> [Information provided]:

+ + + +

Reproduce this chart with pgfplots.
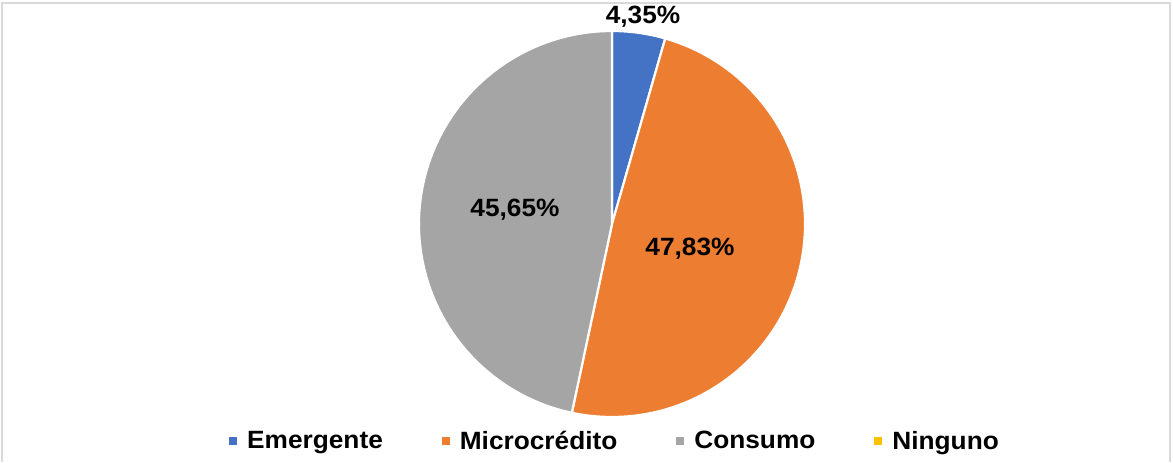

+ + + +

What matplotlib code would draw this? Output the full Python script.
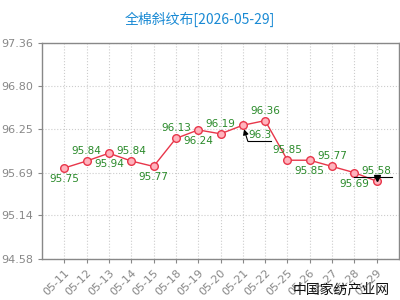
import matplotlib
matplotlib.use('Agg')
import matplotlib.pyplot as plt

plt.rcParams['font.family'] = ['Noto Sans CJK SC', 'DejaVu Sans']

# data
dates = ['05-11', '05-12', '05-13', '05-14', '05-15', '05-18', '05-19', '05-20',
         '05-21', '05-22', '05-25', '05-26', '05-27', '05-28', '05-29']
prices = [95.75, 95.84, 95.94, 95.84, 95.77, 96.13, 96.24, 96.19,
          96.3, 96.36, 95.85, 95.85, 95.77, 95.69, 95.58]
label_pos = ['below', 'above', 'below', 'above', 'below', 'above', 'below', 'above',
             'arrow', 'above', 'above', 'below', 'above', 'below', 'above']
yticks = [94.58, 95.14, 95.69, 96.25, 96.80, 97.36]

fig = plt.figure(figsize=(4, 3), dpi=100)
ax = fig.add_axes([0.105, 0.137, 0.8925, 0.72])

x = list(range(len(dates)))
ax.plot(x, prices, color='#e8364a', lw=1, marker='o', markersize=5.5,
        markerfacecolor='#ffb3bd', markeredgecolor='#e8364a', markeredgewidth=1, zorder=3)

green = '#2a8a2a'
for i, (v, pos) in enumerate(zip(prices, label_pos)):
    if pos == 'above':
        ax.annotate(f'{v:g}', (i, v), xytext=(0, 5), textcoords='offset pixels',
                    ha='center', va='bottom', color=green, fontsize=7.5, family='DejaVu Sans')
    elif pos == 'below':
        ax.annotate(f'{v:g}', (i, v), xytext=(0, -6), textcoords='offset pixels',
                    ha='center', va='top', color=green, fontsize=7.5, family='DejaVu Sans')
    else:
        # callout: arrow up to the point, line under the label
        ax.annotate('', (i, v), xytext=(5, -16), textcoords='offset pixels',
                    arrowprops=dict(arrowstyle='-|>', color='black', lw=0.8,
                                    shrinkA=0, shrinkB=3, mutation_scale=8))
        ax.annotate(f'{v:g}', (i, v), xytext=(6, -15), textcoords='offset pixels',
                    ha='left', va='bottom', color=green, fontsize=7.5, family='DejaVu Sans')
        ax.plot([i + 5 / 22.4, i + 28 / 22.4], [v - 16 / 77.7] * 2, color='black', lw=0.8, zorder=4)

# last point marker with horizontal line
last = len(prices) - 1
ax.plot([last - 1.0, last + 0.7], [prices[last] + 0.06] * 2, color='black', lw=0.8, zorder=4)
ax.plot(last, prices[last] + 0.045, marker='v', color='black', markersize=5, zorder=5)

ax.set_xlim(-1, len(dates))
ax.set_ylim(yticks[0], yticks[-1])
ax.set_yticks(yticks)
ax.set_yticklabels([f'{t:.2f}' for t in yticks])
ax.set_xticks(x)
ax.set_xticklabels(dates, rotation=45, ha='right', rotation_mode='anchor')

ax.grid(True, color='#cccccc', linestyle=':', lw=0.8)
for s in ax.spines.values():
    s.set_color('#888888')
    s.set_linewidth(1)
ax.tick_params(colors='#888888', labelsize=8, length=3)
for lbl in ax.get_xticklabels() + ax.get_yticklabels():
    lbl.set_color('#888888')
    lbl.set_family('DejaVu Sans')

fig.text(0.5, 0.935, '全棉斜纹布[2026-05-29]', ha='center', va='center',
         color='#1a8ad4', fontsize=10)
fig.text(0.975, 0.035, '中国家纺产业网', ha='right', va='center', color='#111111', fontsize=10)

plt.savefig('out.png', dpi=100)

+ + + +

> [Task]: Scan the material above for the word "this". Copy each line where it occurs.

> [Written response]:
Reproduce this chart with pgfplots.
What matplotlib code would draw this? Output the full Python script.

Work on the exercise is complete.